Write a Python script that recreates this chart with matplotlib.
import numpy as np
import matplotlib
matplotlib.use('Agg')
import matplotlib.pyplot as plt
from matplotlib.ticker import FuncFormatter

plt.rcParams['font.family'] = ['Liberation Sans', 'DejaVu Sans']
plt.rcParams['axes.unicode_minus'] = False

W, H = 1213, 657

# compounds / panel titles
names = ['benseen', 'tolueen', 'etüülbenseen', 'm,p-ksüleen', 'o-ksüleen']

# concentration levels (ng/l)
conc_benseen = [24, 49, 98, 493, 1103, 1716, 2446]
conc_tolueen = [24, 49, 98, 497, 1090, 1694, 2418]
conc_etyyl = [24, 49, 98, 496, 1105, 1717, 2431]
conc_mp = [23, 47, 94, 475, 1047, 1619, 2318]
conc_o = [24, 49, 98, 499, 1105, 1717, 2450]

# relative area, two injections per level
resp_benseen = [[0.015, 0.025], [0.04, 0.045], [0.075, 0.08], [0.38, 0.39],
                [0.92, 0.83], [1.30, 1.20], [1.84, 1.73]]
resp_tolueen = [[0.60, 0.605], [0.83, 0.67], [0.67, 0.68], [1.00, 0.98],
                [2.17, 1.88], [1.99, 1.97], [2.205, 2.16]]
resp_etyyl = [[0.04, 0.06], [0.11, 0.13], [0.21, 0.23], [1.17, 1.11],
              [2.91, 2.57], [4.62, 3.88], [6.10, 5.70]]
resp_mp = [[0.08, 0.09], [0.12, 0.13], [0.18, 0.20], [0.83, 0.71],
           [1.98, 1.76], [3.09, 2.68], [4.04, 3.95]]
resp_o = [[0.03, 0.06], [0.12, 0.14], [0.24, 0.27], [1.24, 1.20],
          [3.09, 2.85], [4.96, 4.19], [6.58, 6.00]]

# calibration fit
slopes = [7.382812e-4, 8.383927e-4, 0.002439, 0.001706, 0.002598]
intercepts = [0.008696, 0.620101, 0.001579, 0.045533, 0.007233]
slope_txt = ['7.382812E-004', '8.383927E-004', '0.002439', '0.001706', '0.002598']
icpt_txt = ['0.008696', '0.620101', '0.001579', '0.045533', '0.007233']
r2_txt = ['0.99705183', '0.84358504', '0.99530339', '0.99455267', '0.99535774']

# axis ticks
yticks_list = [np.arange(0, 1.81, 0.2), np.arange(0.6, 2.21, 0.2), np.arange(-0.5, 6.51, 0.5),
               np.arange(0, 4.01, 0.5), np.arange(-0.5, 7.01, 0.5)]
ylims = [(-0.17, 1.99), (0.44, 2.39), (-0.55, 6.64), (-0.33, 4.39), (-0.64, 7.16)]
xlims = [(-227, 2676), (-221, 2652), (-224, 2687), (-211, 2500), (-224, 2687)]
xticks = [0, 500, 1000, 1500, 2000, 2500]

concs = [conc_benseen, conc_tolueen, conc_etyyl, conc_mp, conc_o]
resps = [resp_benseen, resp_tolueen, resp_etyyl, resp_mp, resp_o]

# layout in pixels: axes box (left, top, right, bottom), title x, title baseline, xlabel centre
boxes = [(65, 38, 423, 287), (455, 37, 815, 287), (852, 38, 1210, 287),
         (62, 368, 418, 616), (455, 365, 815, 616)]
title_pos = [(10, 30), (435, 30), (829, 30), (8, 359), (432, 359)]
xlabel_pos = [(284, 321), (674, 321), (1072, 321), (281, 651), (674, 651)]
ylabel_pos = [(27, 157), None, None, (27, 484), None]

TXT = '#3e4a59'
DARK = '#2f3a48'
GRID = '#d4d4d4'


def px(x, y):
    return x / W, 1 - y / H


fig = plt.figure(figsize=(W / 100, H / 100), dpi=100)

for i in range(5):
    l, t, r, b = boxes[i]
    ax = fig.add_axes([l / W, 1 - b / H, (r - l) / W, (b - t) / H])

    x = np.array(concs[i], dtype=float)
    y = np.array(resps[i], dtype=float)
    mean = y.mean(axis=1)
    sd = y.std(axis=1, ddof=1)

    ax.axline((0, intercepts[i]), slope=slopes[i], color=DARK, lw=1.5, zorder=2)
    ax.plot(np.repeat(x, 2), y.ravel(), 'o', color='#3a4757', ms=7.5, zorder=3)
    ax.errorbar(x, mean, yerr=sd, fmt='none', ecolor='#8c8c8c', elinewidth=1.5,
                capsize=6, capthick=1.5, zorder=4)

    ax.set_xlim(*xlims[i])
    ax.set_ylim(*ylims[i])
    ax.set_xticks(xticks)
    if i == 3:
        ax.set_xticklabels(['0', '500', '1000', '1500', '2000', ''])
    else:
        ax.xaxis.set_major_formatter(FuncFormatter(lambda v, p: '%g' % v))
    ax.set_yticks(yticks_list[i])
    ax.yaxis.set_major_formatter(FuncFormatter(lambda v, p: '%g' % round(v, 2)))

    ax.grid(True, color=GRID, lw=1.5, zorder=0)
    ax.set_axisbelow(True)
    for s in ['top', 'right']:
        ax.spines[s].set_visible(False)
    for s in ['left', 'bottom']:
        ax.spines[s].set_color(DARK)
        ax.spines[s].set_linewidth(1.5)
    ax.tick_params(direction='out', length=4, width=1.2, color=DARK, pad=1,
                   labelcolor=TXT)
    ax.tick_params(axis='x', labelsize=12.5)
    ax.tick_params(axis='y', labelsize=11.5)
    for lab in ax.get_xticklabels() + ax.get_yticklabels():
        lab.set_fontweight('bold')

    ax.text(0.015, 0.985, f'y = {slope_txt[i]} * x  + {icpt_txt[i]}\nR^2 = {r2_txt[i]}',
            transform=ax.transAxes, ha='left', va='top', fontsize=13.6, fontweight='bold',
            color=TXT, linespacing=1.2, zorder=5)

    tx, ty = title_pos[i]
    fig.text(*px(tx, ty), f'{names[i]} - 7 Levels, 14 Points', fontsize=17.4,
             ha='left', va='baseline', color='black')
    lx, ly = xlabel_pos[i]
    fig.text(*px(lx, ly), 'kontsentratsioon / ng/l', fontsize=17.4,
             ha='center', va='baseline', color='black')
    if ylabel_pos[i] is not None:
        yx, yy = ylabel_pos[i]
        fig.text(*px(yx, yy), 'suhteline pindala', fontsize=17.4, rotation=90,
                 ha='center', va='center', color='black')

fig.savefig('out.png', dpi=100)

◇ ◇ ◇

▶ _JOB_: The lines from the top of the data above down to the line containing "conc_o = [24, 49, 98, 499, 1105, 1717, 2450]" are to be copied exactly; no other line should appear.

▶ _PROBLEM SOLUTION_:
Write a Python script that recreates this chart with matplotlib.
import numpy as np
import matplotlib
matplotlib.use('Agg')
import matplotlib.pyplot as plt
from matplotlib.ticker import FuncFormatter

plt.rcParams['font.family'] = ['Liberation Sans', 'DejaVu Sans']
plt.rcParams['axes.unicode_minus'] = False

W, H = 1213, 657

# compounds / panel titles
names = ['benseen', 'tolueen', 'etüülbenseen', 'm,p-ksüleen', 'o-ksüleen']

# concentration levels (ng/l)
conc_benseen = [24, 49, 98, 493, 1103, 1716, 2446]
conc_tolueen = [24, 49, 98, 497, 1090, 1694, 2418]
conc_etyyl = [24, 49, 98, 496, 1105, 1717, 2431]
conc_mp = [23, 47, 94, 475, 1047, 1619, 2318]
conc_o = [24, 49, 98, 499, 1105, 1717, 2450]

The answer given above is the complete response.